Council President Russ Stark — who represents the neighborhood where the stadium would be located — said he needs to see what the entire public financing package looks like before offering a thumbs up or thumbs down.

“It’s got light-rail access. It’s got access to the freeway. It’s centrally located,” Stark said. “There really isn’t anything to react to at this point in terms of an idea and a proposal.

“We like bringing people to St. Paul,” he added. “To me, any deal would have to have clear benefits to St. Paul and our community. My starting point is openness to the idea but skepticism about putting a lot of taxpayer money on the table.”

Jane Prince, a municipal land use attorney who works at Hamline University School of Law, called soccer “a world sport” and said the stadium would appeal to the increasing ethnic diversity in St. Paul and the neighborhood. But Prince, a Ward 7 city council candidate in the November election, said she’s opposed to any form of permanent property tax relief.

“The kind of support that I would be in favor of might be infrastructure improvements that would serve the whole city as well as the stadium,” she said. “I don’t know what else they’re considering, but I think it’s absolutely appropriate for Mayor Coleman to be reaching out.”

Rep. Alice Hausman, DFL-St. Paul, said she is not sure how seriously to take her city’s bid for the stadium.

“I do kind of suspiciously believe that the conversation with St. Paul really is just a leverage point,” she said.

Others are more enthusiastic.
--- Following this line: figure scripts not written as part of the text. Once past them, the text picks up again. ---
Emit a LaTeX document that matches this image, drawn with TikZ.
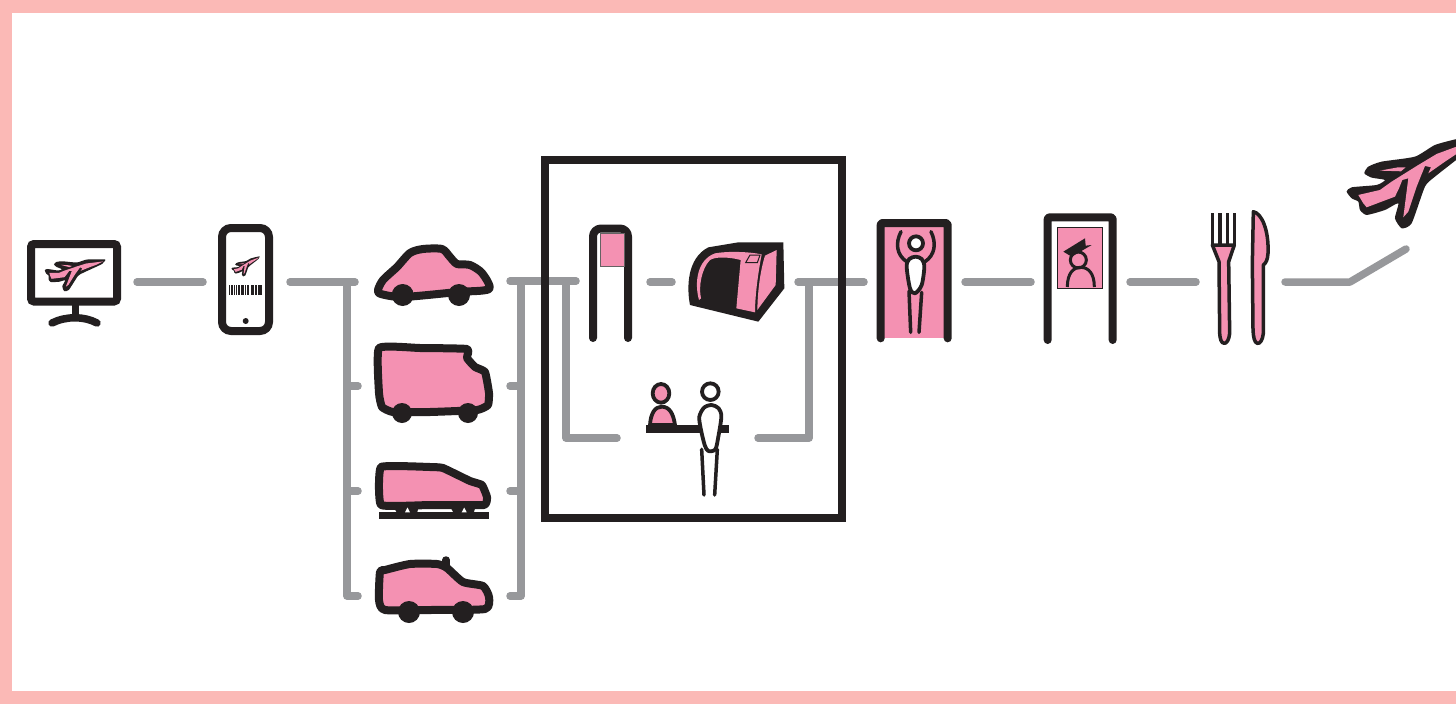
\documentclass[tikz,border=0pt]{standalone}
\definecolor{framepink}{HTML}{FBB9B6}
\definecolor{iconpink}{HTML}{F491B2}
\definecolor{ink}{HTML}{231F20}
\definecolor{linkgray}{HTML}{97989B}
\tikzset{
  link/.style={draw=linkgray,line width=7.5pt,line cap=round,line join=round},
  body/.style={draw=ink,fill=iconpink,line width=8pt,line join=round},
  thin body/.style={draw=ink,fill=iconpink,line width=3.5pt,line join=round},
  arch/.style={draw=ink,line width=8pt,line cap=round,line join=round,rounded corners=2pt},
  limb/.style={draw=ink,line width=3.5pt,line cap=round,line join=round},
  person/.style={draw=ink,fill=white,line width=3.8pt,line join=round},
  wheel/.style={fill=ink},
  zoomed/.style={shift={#1},scale=0.33333},
  plane/.pic={
    \begin{scope}[shift={(-652,-100)}]
      \fill[ink] plot[smooth cycle,tension=.35] coordinates {(850,14)(790,26)(720,45)(660,80)(560,95)(520,110)(508,130)(530,143)(570,150)(545,165)(470,172)(455,185)(470,205)(490,215)(495,240)(515,255)(570,240)(610,220)(600,265)(620,295)(650,280)(690,170)(720,140)(790,85)(835,48)};
      \fill[iconpink] (838,30)--(790,48)--(725,72)--(670,105)--(630,130)--(590,155)--(555,180)--(490,195)--(505,220)--(515,232)--(600,200)--(612,175)--(622,150)--(640,145)--(625,262)--(640,245)--(665,170)--(690,108)--(708,112)--(700,130)--(750,95)--(795,65)--cycle;
      \fill[iconpink] (555,122)--(610,112)--(632,112)--(618,124)--cycle;
    \end{scope}
  }
}
\begin{document}
\begin{tikzpicture}[x=1pt,y=-1pt]
\useasboundingbox (0,0) rectangle (1456,704);
\fill[framepink] (0,0) rectangle (1456,704);
\fill[white] (12,12.5) rectangle (1456,691);

% connector ends
\coordinate (l1a) at (137,282); \coordinate (l1b) at (203,282);
\coordinate (l2a) at (290,282); \coordinate (l2b) at (355,282);
\coordinate (ltop) at (347,282); \coordinate (lcor) at (347,596);
\coordinate (lvan) at (358,386); \coordinate (ltrn) at (358,491); \coordinate (ltax) at (358,596);
\coordinate (r1a) at (510,281); \coordinate (r1b) at (576,281);
\coordinate (rtop) at (521,281); \coordinate (rcor) at (521,596);
\coordinate (rvan) at (510,386); \coordinate (rtrn) at (510,491); \coordinate (rtax) at (510,596);
\coordinate (dtop) at (566,281); \coordinate (dcor) at (566,438); \coordinate (dend) at (617,438);
\coordinate (g1) at (650,282); \coordinate (g2) at (672,282);
\coordinate (o1) at (798,282); \coordinate (o2) at (864,282);
\coordinate (utop) at (809,282); \coordinate (ucor) at (809,438); \coordinate (uend) at (758,438);
\coordinate (s1) at (965,282); \coordinate (s2) at (1031,282);
\coordinate (p1) at (1130,282); \coordinate (p2) at (1196,282);
\coordinate (f1) at (1285,282); \coordinate (f2) at (1350,282); \coordinate (f3) at (1406,249);

\draw[link] (l1a)--(l1b);
\draw[link] (l2a)--(l2b);
\draw[link] (ltop)--(lcor)--(ltax);
\draw[link] (ltop|-lvan)--(lvan);
\draw[link] (ltop|-ltrn)--(ltrn);
\draw[link] (r1a)--(r1b);
\draw[link] (rtop)--(rcor)--(rtax);
\draw[link] (rtop|-rvan)--(rvan);
\draw[link] (rtop|-rtrn)--(rtrn);
\draw[link] (dtop)--(dcor)--(dend);
\draw[link] (g1)--(g2);
\draw[link] (o1)--(o2);
\draw[link] (utop)--(ucor)--(uend);
\draw[link] (s1)--(s2);
\draw[link] (p1)--(p2);
\draw[link] (f1)--(f2)--(f3);

% monitor
\draw[draw=ink,line width=8pt,rounded corners=3pt] (31,244) rectangle (117,301.5);
\draw[draw=ink,line width=7pt] (75,305)--(75,319);
\draw[draw=ink,line width=7.5pt,line cap=round] (52,323) .. controls (66,316) and (84,316) .. (97,323);
\pic[scale=.143,rotate=-13.4] at (75,265) {plane};

% phone
\draw[draw=ink,line width=8pt,rounded corners=9pt] (222,228) rectangle (269,331);
\pic[scale=.0714] at (245.5,262.5) {plane};
\foreach \bx/\bw in {229/.8,230.6/.5,232/.8,233.6/.5,235.5/.5,237.6/1,239.4/.5,240.6/.5,241.8/.8,243.4/1,245/.5,246.6/.5,248/.5,250.6/.8,252/.5,253.4/1,255/.5,256.2/.8,257.6/.5,259/.8,260.4/.5,261.4/.8}
  \fill[ink] (\bx,285) rectangle ({\bx+\bw},295);
\fill[ink] (245.7,321) circle (3);

% car
\filldraw[body] plot[smooth cycle,tension=.45] coordinates {(378,290)(383,280)(397,267)(410,253)(423,249)(442,249)(450,257)(457,264)(470,265)(482,273)(489,289)(458,292)(403,297)(381,294)};
\fill[wheel] (402.7,295) circle (11);
\fill[wheel] (459,295) circle (11);

% van
\filldraw[body] plot[smooth cycle,tension=.25] coordinates {(379,348)(420,348)(467,349)(467,358)(475,367)(485,372)(489,393)(488,405)(477,410)(430,412)(393,412)(382,407)(379,393)};
\fill[wheel] (402,413) circle (10);
\fill[wheel] (468,413) circle (10);

% train
\filldraw[body] plot[smooth cycle,tension=.2] coordinates {(381,467)(430,467)(443,468)(470,481)(482,485)(487,497)(484,505)(430,505)(381,505)};
\fill[ink] (379,512.3) rectangle (489,519.3);
\foreach \dx in {0,56.7}{
  \fill[ink,shift={(\dx,0)}] (393,506)--(419,506)--(417,513)--(397,513)--cycle;
  \fill[white,shift={(\dx,0)}] (405,512.3)--(410,512.3)--(407.5,507.5)--cycle;
}

% taxi
\draw[draw=ink,line width=7.5pt,line cap=round] (446,560)--(446,567);
\filldraw[body] plot[smooth cycle,tension=.35] coordinates {(380,572)(385,570)(410,564)(437,564)(447,568)(463,582)(483,586)(489,597)(485,609)(430,610)(385,610)(379,600)};
\fill[wheel] (409,612) circle (11);
\fill[wheel] (463,612) circle (11);

% big box
\draw[draw=ink,line width=8pt] (544.5,159.5) rectangle (842,518);

% check-in gate
\draw[arch,rounded corners=8pt] (593,338)--(593,228.5)--(628,228.5)--(628,338);
\filldraw[draw=ink!70,fill=iconpink,line width=1pt] (600,233.5) rectangle (624.3,266.7);

% printer
\begin{scope}[zoomed={(575,215)}]
  \fill[ink,line join=round] (345,270) .. controls (335,220) and (335,130) .. (400,97) -- (490,82) -- (625,82) -- (628,220) -- (550,320) -- cycle;
  \fill[iconpink] (372,255) .. controls (358,205) and (365,135) .. (420,115) .. controls (460,108) and (520,110) .. (560,118) .. controls (550,170) and (540,240) .. (540,292) -- (484,280) -- (497,135) .. controls (460,125) and (420,125) .. (405,135) .. controls (380,160) and (370,215) .. (378,250) -- cycle;
  \fill[iconpink] (570,122) -- (605,105) -- (602,210) -- (547,285) .. controls (548,230) and (555,170) .. (570,122) -- cycle;
  \draw[draw=ink,line width=1pt,fill=iconpink] (525,120)--(555,120)--(547,143)--(512,143)--cycle;
\end{scope}

% counter and people
\begin{scope}[zoomed={(630,370)}]
  \filldraw[person,fill=iconpink] (60,165) .. controls (62,130) and (75,110) .. (95,110) .. controls (118,110) and (130,130) .. (135,165) -- cycle;
  \fill[ink] (48,165) rectangle (298,190);
  \filldraw[person,fill=iconpink] (93,70) ellipse (25 and 28);
  \filldraw[person] (241,65) circle (25);
  \draw[limb] (215,238)--(222,375);
  \draw[limb] (262,238)--(254,375);
  \filldraw[person] plot[smooth cycle,tension=.5] coordinates {(208,140)(222,113)(245,105)(266,115)(274,140)(265,200)(256,238)(235,243)(224,225)(212,175)};
\end{scope}

% body scanner
\begin{scope}[zoomed={(865,205)}]
  \fill[iconpink] (40,50) rectangle (250,400);
  \draw[arch] (47,400)--(47,54)--(248,54)--(248,400);
  \draw[limb] (108,80) .. controls (90,115) and (95,150) .. (125,170);
  \draw[limb] (198,80) .. controls (215,115) and (210,150) .. (180,170);
  \draw[limb] (132,258)--(137,382);
  \draw[limb] (170,262)--(162,382);
  \filldraw[person] plot[smooth cycle,tension=.5] coordinates {(125,185)(133,162)(152,155)(170,162)(178,185)(170,240)(150,265)(135,250)};
  \filldraw[person] (153,115) circle (21);
\end{scope}

% passport control
\begin{scope}[zoomed={(865,205)}]
  \draw[arch] (548,405)--(548,37)--(743,37)--(743,405);
  \filldraw[draw=ink,fill=iconpink,line width=1pt] (577,68) rectangle (712,250);
  \draw[limb,line width=3pt,line cap=butt] (607,246) .. controls (607,205) and (625,187) .. (647,187) .. controls (670,187) and (688,205) .. (688,246);
  \draw[limb,line width=3pt] (640,165) circle (24);
  \fill[ink] (595,140)--(660,100)--(662,122)--(680,120)--(620,155)--cycle;
\end{scope}

% fork and knife
\begin{scope}[zoomed={(1195,130)}]
  \foreach \tx in {52,75,97,118} \draw[limb,line width=3.5pt,line cap=butt] (\tx,250)--(\tx,345);
  \filldraw[thin body,line width=3.5pt] (52,345)--(118,345)--(101,395)--(104,610) .. controls (102,630) and (95,640) .. (88,640) .. controls (78,640) and (75,625) .. (74,610) -- (72,395) -- cycle;
  \filldraw[thin body] (175,245) .. controls (200,250) and (222,300) .. (219,370) .. controls (218,390) and (212,400) .. (205,405) -- (205,610) .. controls (203,630) and (195,642) .. (187,640) .. controls (178,638) and (175,620) .. (174,600) -- (172,400) -- cycle;
\end{scope}

% departing plane
\begin{scope}
  \clip (1300,100) rectangle (1456,260);
  \pic[scale=.33333] at (1412.3,163.3) {plane};
\end{scope}
\end{tikzpicture}
\end{document}
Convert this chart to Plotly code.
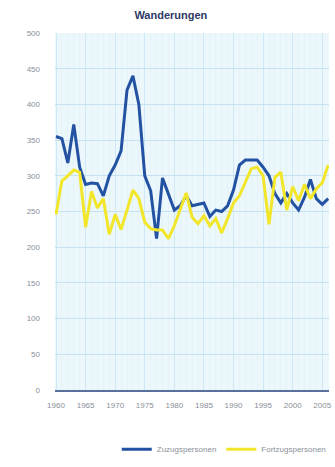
import plotly.graph_objects as go

# Jahreswerte der Wanderungen
years = list(range(1960, 2007))
zuzug = [355, 352, 318, 372, 312, 288, 290, 289, 272, 300,
         315, 335, 420, 440, 400, 300, 279, 212, 297, 275,
         252, 258, 272, 258, 260, 262, 243, 252, 250, 258,
         280, 315, 322, 322, 322, 312, 300, 275, 262, 275,
         262, 252, 270, 295, 268, 260, 268]
fortzug = [246, 293, 300, 308, 305, 228, 278, 255, 268, 218,
           246, 225, 252, 280, 268, 235, 226, 224, 224, 212,
           230, 252, 276, 242, 233, 244, 230, 240, 220, 240,
           262, 272, 290, 310, 312, 300, 232, 298, 305, 252,
           285, 265, 288, 268, 282, 290, 315]
x_ticks = [1960, 1965, 1970, 1975, 1980, 1985, 1990, 1995, 2000, 2005]
y_ticks = list(range(0, 501, 50))

fig = go.Figure()
fig.add_trace(go.Scatter(x=years, y=zuzug, mode="lines", name="Zuzugspersonen",
                         line=dict(color="#2352a3", width=3)))
fig.add_trace(go.Scatter(x=years, y=fortzug, mode="lines", name="Fortzugspersonen",
                         line=dict(color="#f2e62a", width=3)))

fig.update_layout(
    width=335, height=467,
    margin=dict(l=55, r=3, t=33, b=72),
    paper_bgcolor="white",
    plot_bgcolor="#ecf7fc",
    font=dict(family="Liberation Sans, Arial, sans-serif", size=8, color="#8a8f98"),
    title=dict(text="<b>Wanderungen</b>", x=0.51, xanchor="center",
               y=1 - 15 / 467, yref="container", yanchor="middle",
               font=dict(size=11, color="#2e3a66")),
    showlegend=True,
    legend=dict(orientation="h", x=1.01, xanchor="right", y=-0.166, yanchor="middle",
                font=dict(size=8, color="#8a8f98"), bgcolor="rgba(0,0,0,0)",
                itemwidth=30, tracegroupgap=0),
)
fig.update_xaxes(
    range=[1959.83, 2006.14], tickmode="array", tickvals=x_ticks,
    ticktext=[str(v) for v in x_ticks],
    showgrid=True, gridcolor="#cfe8f5", gridwidth=1,
    minor=dict(dtick=1, showgrid=True, gridcolor="#e4f3fa", gridwidth=1),
    showline=True, linecolor="#5a6f9a", linewidth=2,
    zeroline=False, ticks="", ticklabelstandoff=6,
)
fig.update_yaxes(
    range=[0, 500], tickmode="array", tickvals=y_ticks,
    showgrid=True, gridcolor="#c6e2f2", gridwidth=1,
    showline=False, zeroline=False, ticks="", ticklabelstandoff=14,
)

fig.write_html("out.html")
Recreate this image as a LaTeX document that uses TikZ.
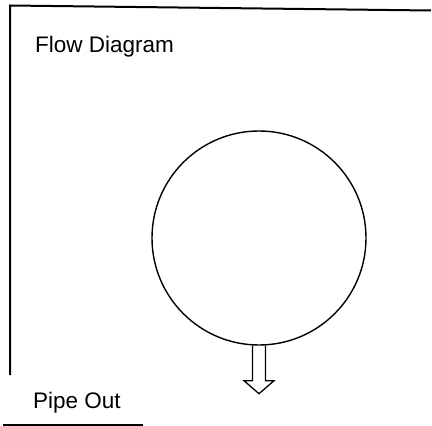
\documentclass[tikz,border=0pt]{standalone}
\usepackage{fontspec}
\setmainfont{Liberation Sans}
\usepackage{tikz}
\usetikzlibrary{calc}

\begin{document}
\begin{tikzpicture}[x=1pt, y=-1pt,
        label text/.style={anchor=base west, inner sep=0pt, font=\fontsize{22.5}{26}\selectfont},
        frame line/.style={line width=2pt},
        tank/.style={circle, draw, line width=1.4pt, minimum size=214pt, inner sep=0pt}]
        \useasboundingbox (0, 0) rectangle (432, 426);
        % frame of the sheet
        \draw[frame line] (10, 375) -- (10, 5.5) -- (431, 10.5);
        \draw[line width=1.2pt] (3, 425) -- (143, 425);
        \node[label text] (title) at (35, 52) {Flow Diagram};
        \node[tank] (vessel) at (259, 238) {};
        % outlet arrow below the vessel
        \draw[line width=1.3pt, line join=miter]
            ($(vessel.south) + (-6.5, 0)$) -- ++(0, 35) -- ++(-8.5, 0)
            -- ($(vessel.south) + (0, 48)$) -- ($(vessel.south) + (15, 35)$)
            -- ++(-8.5, 0) -- ++(0, -35);
        \node[label text] (outlet) at (33, 408) {Pipe Out};
    \end{tikzpicture}
\end{document}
Observers have noted that the bus barn location has been off the tax rolls for decades, and whatever is built there likely will require some degree of public funding for environmental cleanup and road and sewer infrastructure, if not housing subsidies and green space.

“When people do things on Friday and Saturday nights, I would like to see people stay here in St. Paul. I would like to see them spend their money in St. Paul,” said Ryan Wilson, who runs a UPS store in a University Avenue strip mall near the bus barn site. “We need something to draw people to this area on the weekends.”